New Technologies: Accommodating the Diversity of Use Cases Within Access Networks

Despite their drawbacks, both coherent optics and PAM4 technology will play a strong role in propelling access and other networks to 800G and beyond. What is missing from the discussion, however, is a solution that can solve for the longer reach and costlier nature of coherent optics and the cost-effective yet constrained reach of available PAM4 solutions.  

Modern access networks serve many different types of structures from cell towers, enterprise buildings and multi-dwelling units (MDUs) to data centers, aggregation sites, schools and sports stadiums. The new trend in access networking is a focus on data transmission across shorter distances, often less than 40km. Extremely low latency requirements are also adding a new and interesting dimension into the access network, especially as 5G rollouts continue. 

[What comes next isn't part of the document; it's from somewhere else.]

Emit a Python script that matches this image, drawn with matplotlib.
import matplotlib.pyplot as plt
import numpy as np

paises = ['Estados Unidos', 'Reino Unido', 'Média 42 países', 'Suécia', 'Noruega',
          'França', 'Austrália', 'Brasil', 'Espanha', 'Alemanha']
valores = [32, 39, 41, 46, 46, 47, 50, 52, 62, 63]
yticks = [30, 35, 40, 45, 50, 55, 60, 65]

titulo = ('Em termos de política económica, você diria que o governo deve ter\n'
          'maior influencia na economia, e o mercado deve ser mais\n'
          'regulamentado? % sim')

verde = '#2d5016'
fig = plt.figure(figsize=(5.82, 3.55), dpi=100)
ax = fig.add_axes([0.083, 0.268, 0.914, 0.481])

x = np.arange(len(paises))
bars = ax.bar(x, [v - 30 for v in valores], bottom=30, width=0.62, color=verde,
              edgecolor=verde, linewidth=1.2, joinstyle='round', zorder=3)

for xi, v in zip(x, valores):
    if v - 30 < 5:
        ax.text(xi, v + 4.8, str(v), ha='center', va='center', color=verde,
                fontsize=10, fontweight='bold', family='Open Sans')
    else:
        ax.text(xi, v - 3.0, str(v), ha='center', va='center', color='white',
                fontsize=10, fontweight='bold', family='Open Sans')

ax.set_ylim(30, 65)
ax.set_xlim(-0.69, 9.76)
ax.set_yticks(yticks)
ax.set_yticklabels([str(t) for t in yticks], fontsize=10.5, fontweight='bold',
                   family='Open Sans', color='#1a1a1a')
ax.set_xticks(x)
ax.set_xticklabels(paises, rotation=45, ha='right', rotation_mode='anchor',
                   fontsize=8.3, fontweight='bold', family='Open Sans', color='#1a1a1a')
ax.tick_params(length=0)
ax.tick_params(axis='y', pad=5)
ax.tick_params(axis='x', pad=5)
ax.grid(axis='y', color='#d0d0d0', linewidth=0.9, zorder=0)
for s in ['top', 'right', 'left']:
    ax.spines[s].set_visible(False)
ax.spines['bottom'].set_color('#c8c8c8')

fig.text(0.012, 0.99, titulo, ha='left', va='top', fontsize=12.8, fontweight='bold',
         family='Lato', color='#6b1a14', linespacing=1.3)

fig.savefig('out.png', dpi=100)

It is quickly becoming clear that access network operators need a solution that achieves the following three requirements:

      1. Allows for 100G DWDM so operators can have the speed and capacity they need to meet current and future end-user requirements

      2. Leverages a common transceiver form factor, like QSFP28, for seamless interoperability and cost savings

      3. Enables data transmission at a reasonable distance of 40km without requiring any external transport equipment, amplifiers, filters, etc.

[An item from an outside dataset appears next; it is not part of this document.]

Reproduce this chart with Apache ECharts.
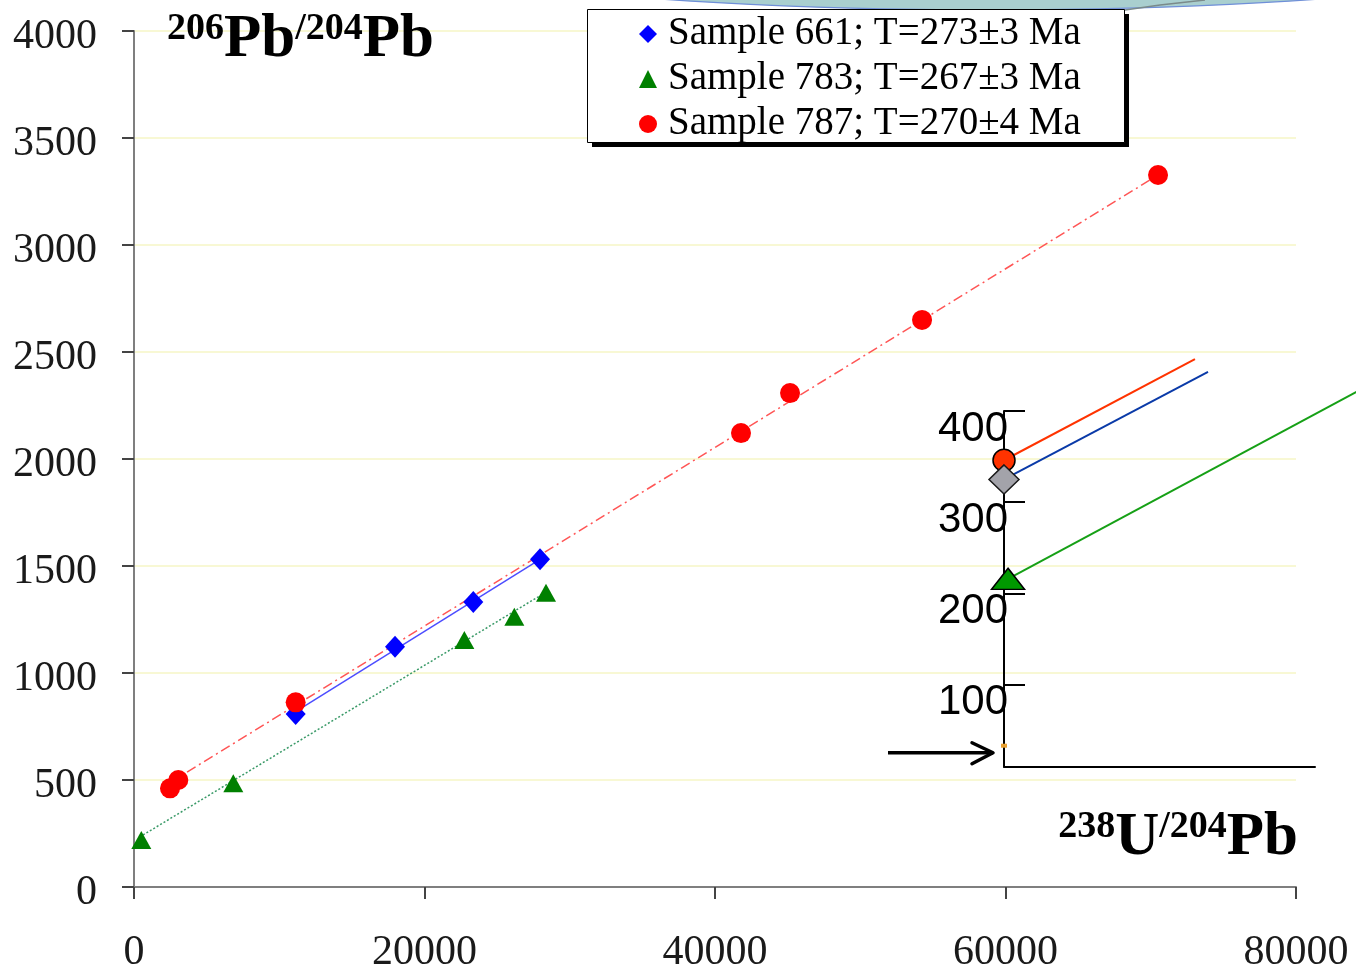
<!DOCTYPE html>
<html>
<head>
<meta charset="utf-8">
<title>Pb isochron</title>
<script src="https://cdn.jsdelivr.net/npm/echarts@6/dist/echarts.min.js"></script>
<style>
  html, body { margin: 0; padding: 0; background: #ffffff; }
  #chart { width: 1356px; height: 970px; }
</style>
</head>
<body>
<div id="chart"></div>
<script>
// ---- data: 238U/204Pb (x) vs 206Pb/204Pb (y) ----
const seriesNames = ['Sample 661; T=273±3 Ma', 'Sample 783; T=267±3 Ma', 'Sample 787; T=270±4 Ma'];

const sample661 = [[11130, 808], [17970, 1123], [23360, 1332], [27953, 1531]];
const sample783 = [[503, 220], [6837, 485], [22743, 1154], [26185, 1263], [28366, 1375]];
const sample787 = [[2479, 461], [3050, 500], [11130, 863], [41790, 2121], [45166, 2308], [54254, 2650], [70502, 3327]];

// isochron end points for each sample
const fit661 = [[11130, 819], [27953, 1531]];
const fit783 = [[620, 243], [28366, 1378]];
const fit787 = [[2479, 488], [70502, 3327]];

const xTicks = { min: 0, max: 80000, step: 20000 };
const yTicks = { min: 0, max: 4000, step: 500 };

// ---- inset: intercepts near the origin ----
const insetTickValues = [100, 200, 300, 400];
const insetRange = { xMin: 0, xMax: 100, xMaxWide: 120, yMin: 10, yMax: 400, yMaxWide: 500 };
const insetPoint661 = [[0, 325]];
const insetPoint783 = [[1.3, 216]];
const insetPoint787 = [[0, 346]];
const insetOrigin = [[0, 33]];
const insetLine661 = [[0, 325], [65.6, 443]];
const insetLine783 = [[1.3, 216], [115, 424]];
const insetLine787 = [[0, 346], [61.4, 457]];

const serif = "'Liberation Serif', 'Times New Roman', serif";
const sans = "'Liberation Sans', Arial, sans-serif";

const insetBox = { left: 1004, top: 411, width: 311, height: 355.7 };
// wider/taller plotting box for the inset lines, on the same scale as the inset axes
const wideW = insetBox.width * (insetRange.xMaxWide - insetRange.xMin) / (insetRange.xMax - insetRange.xMin);
const wideH = insetBox.height * (insetRange.yMaxWide - insetRange.yMin) / (insetRange.yMax - insetRange.yMin);
const wideTop = insetBox.top + insetBox.height - wideH;

const chart = echarts.init(document.getElementById('chart'), null, { renderer: 'canvas' });

const plain = v => String(v);

const option = {
  backgroundColor: '#ffffff',
  animation: false,
  legend: {
    data: [
      { name: seriesNames[0], icon: 'diamond' },
      { name: seriesNames[1], icon: 'triangle' },
      { name: seriesNames[2], icon: 'circle' }
    ],
    orient: 'vertical',
    left: 587,
    top: 12,
    padding: [2, 44, 2, 52],
    itemWidth: 18,
    itemHeight: 18,
    itemGap: 5,
    selectedMode: false,
    z: 20,
    textStyle: {
      fontFamily: serif,
      fontSize: 39,
      color: '#000000',
      lineHeight: 40,
      padding: [0, 0, 0, 6]
    }
  },
  grid: [
    { left: 134, top: 31, width: 1162, height: 856, containLabel: false, outerBoundsMode: 'none' },
    // inset axes
    { left: insetBox.left, top: insetBox.top, width: insetBox.width, height: insetBox.height, containLabel: false, outerBoundsMode: 'none' },
    // inset plotting area
    { left: insetBox.left, top: wideTop, width: wideW, height: wideH, containLabel: false, outerBoundsMode: 'none' }
  ],
  xAxis: [
    {
      gridIndex: 0,
      type: 'value',
      min: xTicks.min, max: xTicks.max, interval: xTicks.step,
      axisLine: { show: true, onZero: false, lineStyle: { color: '#7f7f7f', width: 2 } },
      axisTick: { show: true, length: 12, lineStyle: { color: '#444444', width: 2 } },
      splitLine: { show: false },
      axisLabel: { fontFamily: serif, fontSize: 42, color: '#1a1a1a', margin: 45, formatter: plain }
    },
    {
      gridIndex: 1,
      type: 'value',
      min: insetRange.xMin, max: insetRange.xMax,
      axisLine: { show: true, onZero: false, lineStyle: { color: '#000000', width: 2 } },
      axisTick: { show: false },
      axisLabel: { show: false },
      splitLine: { show: false }
    },
    {
      gridIndex: 2,
      type: 'value',
      min: insetRange.xMin, max: insetRange.xMaxWide,
      show: false
    }
  ],
  yAxis: [
    {
      gridIndex: 0,
      type: 'value',
      min: yTicks.min, max: yTicks.max, interval: yTicks.step,
      axisLine: { show: true, onZero: false, lineStyle: { color: '#7f7f7f', width: 2 } },
      axisTick: { show: true, length: 12, lineStyle: { color: '#444444', width: 2 } },
      splitLine: { show: true, lineStyle: { color: '#f6f6c6', width: 1.5 } },
      axisLabel: {
        fontFamily: serif, fontSize: 42, color: '#1a1a1a', margin: 37,
        verticalAlign: 'top', lineHeight: 12, formatter: plain
      }
    },
    {
      gridIndex: 1,
      type: 'value',
      min: insetRange.yMin, max: insetRange.yMax,
      axisLine: { show: true, onZero: false, lineStyle: { color: '#000000', width: 2 } },
      axisTick: { show: true, inside: true, length: 21, customValues: insetTickValues, lineStyle: { color: '#000000', width: 2 } },
      axisLabel: {
        customValues: insetTickValues,
        fontFamily: sans, fontSize: 42, color: '#000000',
        margin: -4, verticalAlign: 'top', lineHeight: 36
      },
      splitLine: { show: false }
    },
    {
      gridIndex: 2,
      type: 'value',
      min: insetRange.yMin, max: insetRange.yMaxWide,
      show: false
    }
  ],
  series: [
    {
      name: 'isochron 787', type: 'line', data: fit787, xAxisIndex: 0, yAxisIndex: 0,
      showSymbol: false, silent: true, z: 2,
      lineStyle: { color: '#ff5555', width: 1.5, type: [10, 4, 2, 4] }
    },
    {
      name: 'isochron 661', type: 'line', data: fit661, xAxisIndex: 0, yAxisIndex: 0,
      showSymbol: false, silent: true, z: 2,
      lineStyle: { color: '#4d4dff', width: 1.5, type: 'solid' }
    },
    {
      name: 'isochron 783', type: 'line', data: fit783, xAxisIndex: 0, yAxisIndex: 0,
      showSymbol: false, silent: true, z: 2,
      lineStyle: { color: '#3a9a68', width: 1.5, type: [2, 2] }
    },
    {
      name: seriesNames[0], type: 'scatter', data: sample661, xAxisIndex: 0, yAxisIndex: 0,
      symbol: 'diamond', symbolSize: [20, 22], z: 4,
      itemStyle: { color: '#0000ff', opacity: 1 }
    },
    {
      name: seriesNames[1], type: 'scatter', data: sample783, xAxisIndex: 0, yAxisIndex: 0,
      symbol: 'triangle', symbolSize: [20, 18], z: 4,
      itemStyle: { color: '#008000', opacity: 1 }
    },
    {
      name: seriesNames[2], type: 'scatter', data: sample787, xAxisIndex: 0, yAxisIndex: 0,
      symbol: 'circle', symbolSize: 20, z: 5,
      itemStyle: { color: '#ff0000', opacity: 1 }
    },
    // inset
    {
      name: 'inset 787', type: 'line', data: insetLine787, xAxisIndex: 2, yAxisIndex: 2,
      showSymbol: false, silent: true, z: 6,
      lineStyle: { color: '#ff3300', width: 2 }
    },
    {
      name: 'inset 661', type: 'line', data: insetLine661, xAxisIndex: 2, yAxisIndex: 2,
      showSymbol: false, silent: true, z: 6,
      lineStyle: { color: '#0a3aa8', width: 2 }
    },
    {
      name: 'inset 783', type: 'line', data: insetLine783, xAxisIndex: 2, yAxisIndex: 2,
      showSymbol: false, silent: true, z: 6,
      lineStyle: { color: '#16a016', width: 2 }
    },
    {
      name: 'inset origin', type: 'scatter', data: insetOrigin, xAxisIndex: 2, yAxisIndex: 2,
      symbol: 'rect', symbolSize: [6, 4], clip: false, z: 7,
      itemStyle: { color: '#e8a030', opacity: 1 }
    },
    {
      name: 'inset point 787', type: 'scatter', data: insetPoint787, xAxisIndex: 2, yAxisIndex: 2,
      symbol: 'circle', symbolSize: 22, clip: false, z: 7,
      itemStyle: { color: '#ff3300', borderColor: '#000000', borderWidth: 1.5, opacity: 1 }
    },
    {
      name: 'inset point 661', type: 'scatter', data: insetPoint661, xAxisIndex: 2, yAxisIndex: 2,
      symbol: 'diamond', symbolSize: [30, 29], clip: false, z: 8,
      itemStyle: { color: '#a3a3aa', borderColor: '#1a1a1a', borderWidth: 1.5, opacity: 1 }
    },
    {
      name: 'inset point 783', type: 'scatter', data: insetPoint783, xAxisIndex: 2, yAxisIndex: 2,
      symbol: 'triangle', symbolSize: [33, 21], clip: false, z: 8,
      itemStyle: { color: '#009900', borderColor: '#000000', borderWidth: 1.5, opacity: 1 }
    }
  ]
};

chart.setOption(option);

// arrow pointing at the inset origin marker
const tip = chart.convertToPixel({ xAxisIndex: 2, yAxisIndex: 2 }, insetOrigin[0]);
const ax = tip[0] - 11, ay = tip[1] + 7;

const titleRich = {
  s: { fontFamily: serif, fontWeight: 'bold', fontSize: 38, lineHeight: 38, verticalAlign: 'top', fill: '#000' },
  m: { fontFamily: serif, fontWeight: 'bold', fontSize: 61, lineHeight: 61, verticalAlign: 'bottom', fill: '#000' }
};

chart.setOption({
  graphic: [
    // slide ornament at the top edge
    {
      type: 'ellipse', z: 0, silent: true,
      shape: { cx: 990, cy: -83, rx: 700, ry: 93 },
      style: { fill: '#a9cfcf', stroke: '#6f8fd8', lineWidth: 1.2 }
    },
    {
      type: 'polyline', z: 0, silent: true,
      shape: { points: [[1118, 11], [1160, 5], [1205, 0]] },
      style: { stroke: '#7a8a8a', lineWidth: 1.5, fill: null }
    },
    // legend frame with hard drop shadow
    {
      type: 'rect', z: 15, silent: true,
      shape: { x: 592, y: 14, width: 537, height: 133 },
      style: { fill: '#000000' }
    },
    {
      type: 'rect', z: 16, silent: true,
      shape: { x: 587.5, y: 9.5, width: 537, height: 133 },
      style: { fill: '#ffffff', stroke: '#000000', lineWidth: 1 }
    },
    // axis titles
    {
      type: 'text', left: 167, top: 10, z: 10, silent: true,
      style: { text: '{s|206}{m|Pb}{s|/204}{m|Pb}', rich: titleRich }
    },
    {
      type: 'text', right: 1356 - 1298, top: 808, z: 10, silent: true,
      style: { text: '{s|238}{m|U}{s|/204}{m|Pb}', rich: titleRich }
    },
    // arrow
    {
      type: 'group', z: 10, silent: true,
      children: [
        { type: 'line', shape: { x1: ax - 105, y1: ay, x2: ax, y2: ay }, style: { stroke: '#000', lineWidth: 3.5 } },
        { type: 'polyline', shape: { points: [[ax - 21, ay - 10], [ax, ay], [ax - 21, ay + 11]] }, style: { stroke: '#000', lineWidth: 3.5, fill: null, lineCap: 'round', lineJoin: 'round' } }
      ]
    }
  ]
});
</script>
</body>
</html>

As we launch into 2021, one thing is clear – the future of the optical access network in Europe is bright. With governments continuing to invest in 5G rollouts and individual network operators jockeying for position, the trend toward convergence and the need for higher speeds and bandwidth is only heating up. Optical network equipment manufacturers have a strong role to play in making the networks of the future a reality. Though existing coherent and PAM4 solutions help operators overcome the challenges of upgrading bandwidth to a certain extent, there is still room for improvement. Fortunately, that time has come, and European network operators can look forward to a bold future as they work to meet the requirements of their end users.